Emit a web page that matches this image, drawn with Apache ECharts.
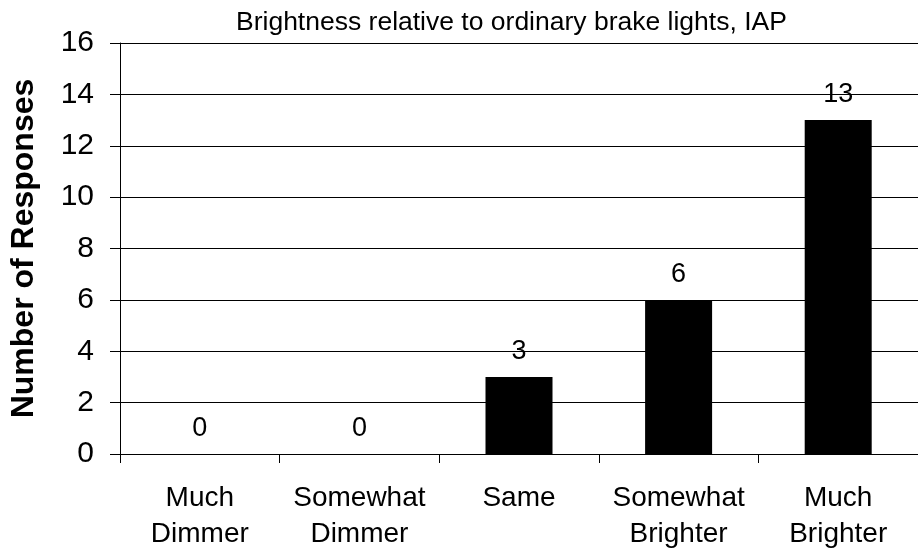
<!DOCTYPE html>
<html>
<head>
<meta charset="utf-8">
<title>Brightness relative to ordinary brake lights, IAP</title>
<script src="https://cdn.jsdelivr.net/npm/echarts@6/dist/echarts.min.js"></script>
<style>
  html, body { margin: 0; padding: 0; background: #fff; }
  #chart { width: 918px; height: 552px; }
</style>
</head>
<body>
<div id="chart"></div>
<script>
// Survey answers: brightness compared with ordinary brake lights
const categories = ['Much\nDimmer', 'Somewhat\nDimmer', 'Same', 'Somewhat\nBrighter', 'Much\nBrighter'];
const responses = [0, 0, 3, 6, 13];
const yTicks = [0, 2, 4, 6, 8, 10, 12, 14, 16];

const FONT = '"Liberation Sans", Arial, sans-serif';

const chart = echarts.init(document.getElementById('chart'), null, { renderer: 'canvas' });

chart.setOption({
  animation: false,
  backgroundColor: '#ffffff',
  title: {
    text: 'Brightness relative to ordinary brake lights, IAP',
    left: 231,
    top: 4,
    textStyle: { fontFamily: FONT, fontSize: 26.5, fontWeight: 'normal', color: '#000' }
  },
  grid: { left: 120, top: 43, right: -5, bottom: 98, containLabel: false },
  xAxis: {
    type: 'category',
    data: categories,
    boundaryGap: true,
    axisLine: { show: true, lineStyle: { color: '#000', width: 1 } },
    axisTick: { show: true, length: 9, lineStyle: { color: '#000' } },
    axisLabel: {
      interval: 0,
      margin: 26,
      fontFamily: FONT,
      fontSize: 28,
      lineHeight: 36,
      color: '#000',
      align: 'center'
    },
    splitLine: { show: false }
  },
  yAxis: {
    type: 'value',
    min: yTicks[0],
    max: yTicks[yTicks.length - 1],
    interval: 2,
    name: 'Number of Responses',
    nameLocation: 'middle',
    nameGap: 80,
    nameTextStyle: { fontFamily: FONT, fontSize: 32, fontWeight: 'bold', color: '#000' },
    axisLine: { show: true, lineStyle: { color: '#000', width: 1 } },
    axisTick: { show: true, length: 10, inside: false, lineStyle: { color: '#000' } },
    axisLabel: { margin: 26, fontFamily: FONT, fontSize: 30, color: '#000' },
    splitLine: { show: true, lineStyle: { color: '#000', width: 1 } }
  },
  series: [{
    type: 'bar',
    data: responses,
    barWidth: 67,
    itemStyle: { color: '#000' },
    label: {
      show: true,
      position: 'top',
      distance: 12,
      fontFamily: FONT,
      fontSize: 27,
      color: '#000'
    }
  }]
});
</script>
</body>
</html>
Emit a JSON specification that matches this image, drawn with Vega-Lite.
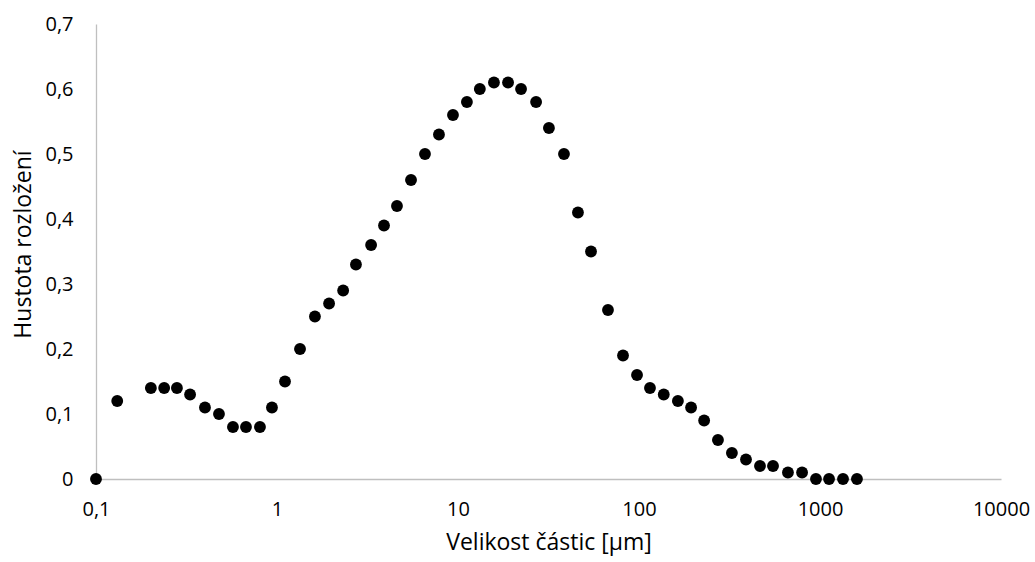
__________
What this task involves -
Make an exact reproduction of the listing above, without any pictures.

The result -
Emit a web page that matches this image, drawn with Apache ECharts.
<!DOCTYPE html>
<html>
<head>
<meta charset="utf-8">
<title>Brightness relative to ordinary brake lights, IAP</title>
<script src="https://cdn.jsdelivr.net/npm/echarts@6/dist/echarts.min.js"></script>
<style>
  html, body { margin: 0; padding: 0; background: #fff; }
  #chart { width: 918px; height: 552px; }
</style>
</head>
<body>
<div id="chart"></div>
<script>
// Survey answers: brightness compared with ordinary brake lights
const categories = ['Much\nDimmer', 'Somewhat\nDimmer', 'Same', 'Somewhat\nBrighter', 'Much\nBrighter'];
const responses = [0, 0, 3, 6, 13];
const yTicks = [0, 2, 4, 6, 8, 10, 12, 14, 16];

const FONT = '"Liberation Sans", Arial, sans-serif';

const chart = echarts.init(document.getElementById('chart'), null, { renderer: 'canvas' });

chart.setOption({
  animation: false,
  backgroundColor: '#ffffff',
  title: {
    text: 'Brightness relative to ordinary brake lights, IAP',
    left: 231,
    top: 4,
    textStyle: { fontFamily: FONT, fontSize: 26.5, fontWeight: 'normal', color: '#000' }
  },
  grid: { left: 120, top: 43, right: -5, bottom: 98, containLabel: false },
  xAxis: {
    type: 'category',
    data: categories,
    boundaryGap: true,
    axisLine: { show: true, lineStyle: { color: '#000', width: 1 } },
    axisTick: { show: true, length: 9, lineStyle: { color: '#000' } },
    axisLabel: {
      interval: 0,
      margin: 26,
      fontFamily: FONT,
      fontSize: 28,
      lineHeight: 36,
      color: '#000',
      align: 'center'
    },
    splitLine: { show: false }
  },
  yAxis: {
    type: 'value',
    min: yTicks[0],
    max: yTicks[yTicks.length - 1],
    interval: 2,
    name: 'Number of Responses',
    nameLocation: 'middle',
    nameGap: 80,
    nameTextStyle: { fontFamily: FONT, fontSize: 32, fontWeight: 'bold', color: '#000' },
    axisLine: { show: true, lineStyle: { color: '#000', width: 1 } },
    axisTick: { show: true, length: 10, inside: false, lineStyle: { color: '#000' } },
    axisLabel: { margin: 26, fontFamily: FONT, fontSize: 30, color: '#000' },
    splitLine: { show: true, lineStyle: { color: '#000', width: 1 } }
  },
  series: [{
    type: 'bar',
    data: responses,
    barWidth: 67,
    itemStyle: { color: '#000' },
    label: {
      show: true,
      position: 'top',
      distance: 12,
      fontFamily: FONT,
      fontSize: 27,
      color: '#000'
    }
  }]
});
</script>
</body>
</html>
Emit a JSON specification that matches this image, drawn with Vega-Lite.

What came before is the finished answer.